___ GIVEN INFORMATION

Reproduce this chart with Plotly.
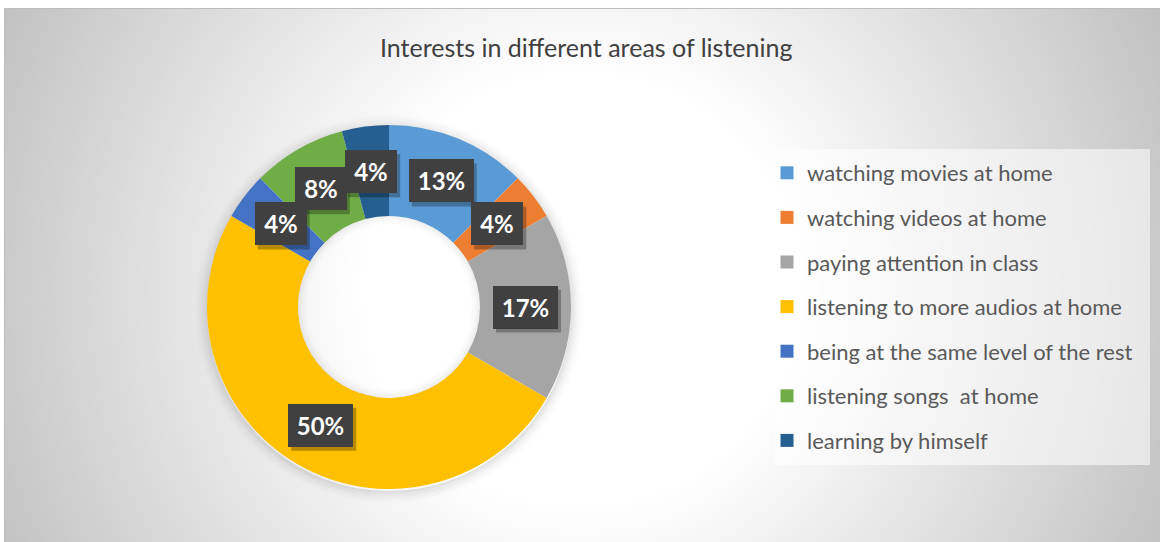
import math
import numpy as np
import plotly.graph_objects as go

# ---------------- data ----------------
categories = [
    "watching movies at home",
    "watching videos at home",
    "paying attention in class",
    "listening to more audios at home",
    "being at the same level of the rest",
    "listening songs  at home",
    "learning by himself",
]
counts = [3, 1, 4, 12, 1, 2, 1]
colors = ["#5B9BD5", "#ED7D31", "#A5A5A5", "#FFC000", "#4472C4", "#70AD47", "#255E91"]
title_text = "Interests in different areas of listening"

# ---------------- geometry ----------------
W, H = 1160, 542
def fx(px):
    return px / W
def fy(py):
    return 1 - py / H

CX, CY, R = 389, 307, 182   # donut centre / radius in pixels
HOLE = 0.5

FONT = "Lato"

fig = go.Figure()

fig.add_trace(go.Pie(
    labels=categories,
    values=counts,
    sort=False,
    direction="clockwise",
    rotation=0,
    hole=HOLE,
    marker=dict(colors=colors, line=dict(width=0)),
    textinfo="none",
    hoverinfo="label+percent",
    showlegend=False,
    domain=dict(x=[fx(CX - R), fx(CX + R)], y=[fy(CY + R), fy(CY - R)]),
))

# legend built from marker-only traces (one group per entry for spacing)
for cat, col in zip(categories, colors):
    fig.add_trace(go.Scatter(
        x=[None], y=[None], mode="markers", name=cat,
        marker=dict(symbol="square", size=13, color=col),
        legendgroup=cat, showlegend=True, hoverinfo="skip",
    ))

shapes = []
# background radial gradient (approximated with concentric circles)
GX, GY = 580, 290
for d in range(720, 214, -3):
    g = 255 - 0.145 * (d - 217)
    g = int(round(max(186, min(255, g))))
    shapes.append(dict(type="circle", xref="paper", yref="paper",
                       x0=fx(GX - d), x1=fx(GX + d), y0=fy(GY + d), y1=fy(GY - d),
                       fillcolor=f"rgb({g},{g},{g})", line=dict(width=0), layer="below"))
# white strips outside chart area
shapes.append(dict(type="rect", xref="paper", yref="paper", x0=0, x1=1, y0=fy(8), y1=1.01,
                   fillcolor="white", line=dict(width=0), layer="below"))
shapes.append(dict(type="rect", xref="paper", yref="paper", x0=-0.01, x1=fx(4), y0=-0.01, y1=1.01,
                   fillcolor="white", line=dict(width=0), layer="below"))
# chart border
shapes.append(dict(type="rect", xref="paper", yref="paper", x0=fx(4.5), x1=fx(1165), y0=fy(550), y1=fy(8.5),
                   fillcolor="rgba(0,0,0,0)", line=dict(width=1, color="#bdbdbd"), layer="below"))
# donut soft outer shadow (rings only)
for k in range(16):
    r = R + 0.5 + k
    a = 0.10 * (1 - k / 16) ** 2
    shapes.append(dict(type="circle", xref="paper", yref="paper",
                       x0=fx(CX - r), x1=fx(CX + r), y0=fy(CY + r + 2), y1=fy(CY - r + 2),
                       fillcolor="rgba(0,0,0,0)", line=dict(width=1.2, color=f"rgba(0,0,0,{a:.4f})"),
                       layer="below"))
# inner shadow in hole
rh = R * HOLE
for k in range(12):
    r = rh - 0.5 - k
    a = 0.06 * (1 - k / 12) ** 2
    shapes.append(dict(type="circle", xref="paper", yref="paper",
                       x0=fx(CX - r), x1=fx(CX + r), y0=fy(CY + r), y1=fy(CY - r),
                       fillcolor="rgba(0,0,0,0)", line=dict(width=1.2, color=f"rgba(0,0,0,{a:.4f})"),
                       layer="above"))
# legend box
shapes.append(dict(type="rect", xref="paper", yref="paper", x0=fx(775), x1=fx(1150), y0=fy(465), y1=fy(149),
                   fillcolor="rgba(255,255,255,0.55)", line=dict(width=0), layer="below"))

# data labels from values
vals = np.array(counts, dtype=float)
total = vals.sum()
ends = np.cumsum(vals) / total * 360.0
starts = ends - vals / total * 360.0
mids = np.radians((starts + ends) / 2)
rl = R * (1 + HOLE) / 2
annotations = []
for v, a in zip(vals, mids):
    pct = math.floor(v / total * 100 + 0.5)
    txt = f"{pct}%"
    px = CX + rl * math.sin(a)
    py = CY - rl * math.cos(a)
    w = 13 * len(txt) + 16
    bw, bh = w + 10, 33 + 10
    # drop shadow of the label box
    shapes.append(dict(type="rect", xref="paper", yref="paper",
                       x0=fx(px - bw / 2 + 3), x1=fx(px + bw / 2 + 3),
                       y0=fy(py + bh / 2 + 4), y1=fy(py - bh / 2 + 4),
                       fillcolor="rgba(0,0,0,0.28)", line=dict(width=0), layer="above"))
    annotations.append(dict(x=fx(px), y=fy(py), xref="paper", yref="paper", showarrow=False,
                            xanchor="center", yanchor="middle", width=w, height=33, borderpad=4,
                            text=txt, bgcolor="#404040", bordercolor="#404040", borderwidth=1,
                            font=dict(family=FONT, size=24, color="white", weight="bold")))

annotations.append(dict(x=fx(586), y=fy(47), xref="paper", yref="paper", showarrow=False,
                        xanchor="center", yanchor="middle", text=title_text,
                        font=dict(family=FONT, size=25, color="#404040")))

fig.update_layout(
    width=W, height=H,
    margin=dict(l=0, r=0, t=0, b=0),
    paper_bgcolor="white",
    plot_bgcolor="rgba(0,0,0,0)",
    xaxis=dict(visible=False, domain=[0.99, 1]),
    yaxis=dict(visible=False, domain=[0.99, 1]),
    shapes=shapes,
    annotations=annotations,
    showlegend=True,
    legend=dict(x=fx(767), y=fy(152), xanchor="left", yanchor="top",
                bgcolor="rgba(0,0,0,0)", font=dict(family=FONT, size=22, color="#595959"),
                tracegroupgap=13, itemclick=False, itemdoubleclick=False),
)

fig.write_html("out.html", config={"displayModeBar": False},
               post_script="document.body.style.margin='0px';")
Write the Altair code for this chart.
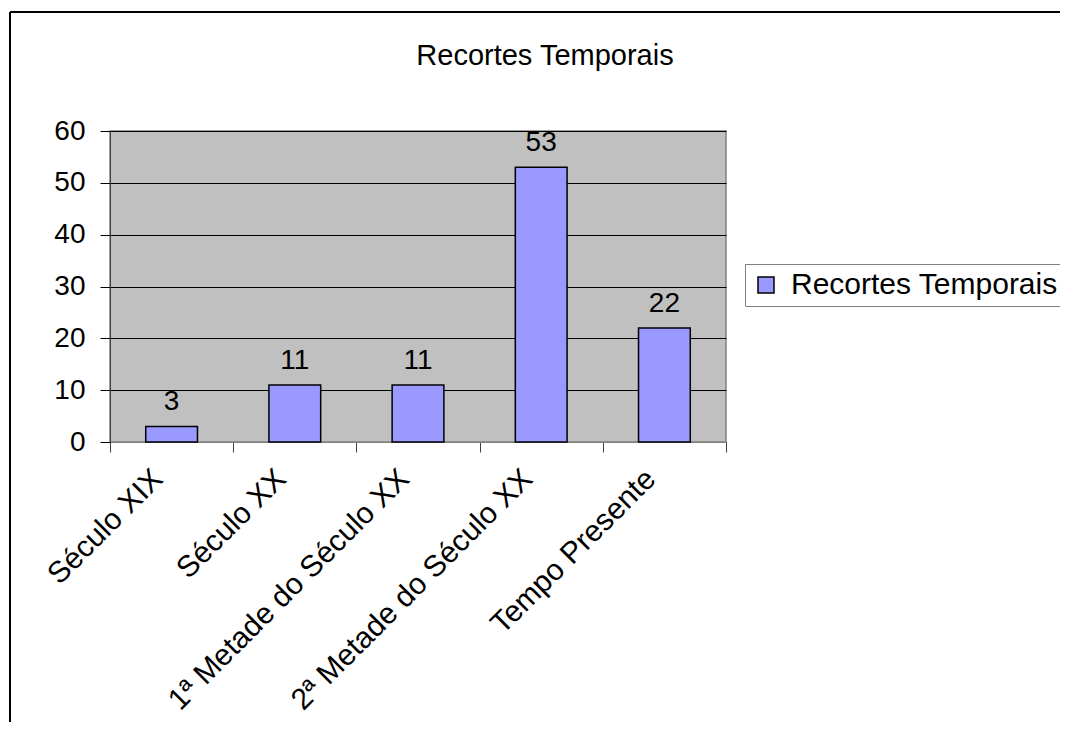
import altair as alt
import pandas as pd

categories = ["Século XIX", "Século XX", "1ª Metade do Século XX", "2ª Metade do Século XX", "Tempo Presente"]
values = [3, 11, 11, 53, 22]
series_name = "Recortes Temporais"
y_ticks = [0, 10, 20, 30, 40, 50, 60]

df = pd.DataFrame({"categoria": categories, "valor": values, "serie": [series_name] * len(categories)})
frame_df = pd.DataFrame({"a": [0]})

FONT = "Liberation Sans"

x_enc = alt.X("categoria:N", sort=categories,
              scale=alt.Scale(paddingInner=0, paddingOuter=0),
              axis=alt.Axis(title=None, labelAngle=-45, labelFontSize=30, labelFont=FONT,
                            labelColor="black", tickBand="extent", tickSize=10,
                            tickColor="#404040", domainColor="#808080", labelPadding=22,
                            labelAlign="right", labelBaseline="middle", labelLimit=500,
                            labelOffset=-14))
y_enc = alt.Y("valor:Q", scale=alt.Scale(domain=[0, 60], nice=False),
              axis=alt.Axis(title=None, values=y_ticks, labelFontSize=28, labelFont=FONT,
                            labelColor="black", tickSize=10, tickColor="black",
                            domainColor="#404040", gridColor="black", gridWidth=1,
                            labelPadding=15))

bars = alt.Chart(df).mark_bar(width=alt.RelativeBandSize(0.42), stroke="black",
                              strokeWidth=1.5).encode(
    x=x_enc, y=y_enc,
    color=alt.Color("serie:N", scale=alt.Scale(range=["#9999ff"]),
                    legend=alt.Legend(title=None, orient="none", legendX=635, legendY=133,
                                      symbolType="square", symbolSize=256,
                                      symbolStrokeColor="black", symbolStrokeWidth=1.5,
                                      symbolFillColor="#9999ff",
                                      labelFontSize=30, labelFont=FONT, labelColor="black",
                                      labelOffset=10, strokeColor="#808080",
                                      fillColor="white", padding=6, labelLimit=500))
)

labels = alt.Chart(df).mark_text(dy=-16, baseline="alphabetic", fontSize=28, font=FONT,
                                 color="black").encode(
    x=alt.X("categoria:N", sort=categories), y="valor:Q", text="valor:Q")

frame_left = alt.Chart(frame_df).mark_rule(color="black", strokeWidth=2).encode(
    x=alt.value(-100), y=alt.value(-119), y2=alt.value(700))
frame_top = alt.Chart(frame_df).mark_rule(color="black", strokeWidth=2).encode(
    x=alt.value(-100), x2=alt.value(1000), y=alt.value(-119))

chart = alt.layer(frame_left, frame_top, bars, labels).properties(
    width=616, height=311,
    autosize=alt.AutoSizeParams(type="none"),
    padding={"left": 102, "top": 123, "right": 334, "bottom": 280},
    title=alt.TitleParams(series_name, fontSize=29, font=FONT, fontWeight="normal",
                          color="black", anchor="middle", dx=127, offset=-83,
                          baseline="alphabetic"),
).configure(background="white", font=FONT).configure_view(
    fill="#c0c0c0", stroke="#808080", strokeWidth=1.5)

chart.save("out.html", embed_options={"renderer": "svg", "actions": False})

______

## GIVEN INSTRUCTION:
Take the records from their first line through the line containing "in different areas" and please return exactly those lines, both ends included, minus the pictures.

## FINISHED TASK:
Reproduce this chart with Plotly.
import math
import numpy as np
import plotly.graph_objects as go

# ---------------- data ----------------
categories = [
    "watching movies at home",
    "watching videos at home",
    "paying attention in class",
    "listening to more audios at home",
    "being at the same level of the rest",
    "listening songs  at home",
    "learning by himself",
]
counts = [3, 1, 4, 12, 1, 2, 1]
colors = ["#5B9BD5", "#ED7D31", "#A5A5A5", "#FFC000", "#4472C4", "#70AD47", "#255E91"]
title_text = "Interests in different areas of listening"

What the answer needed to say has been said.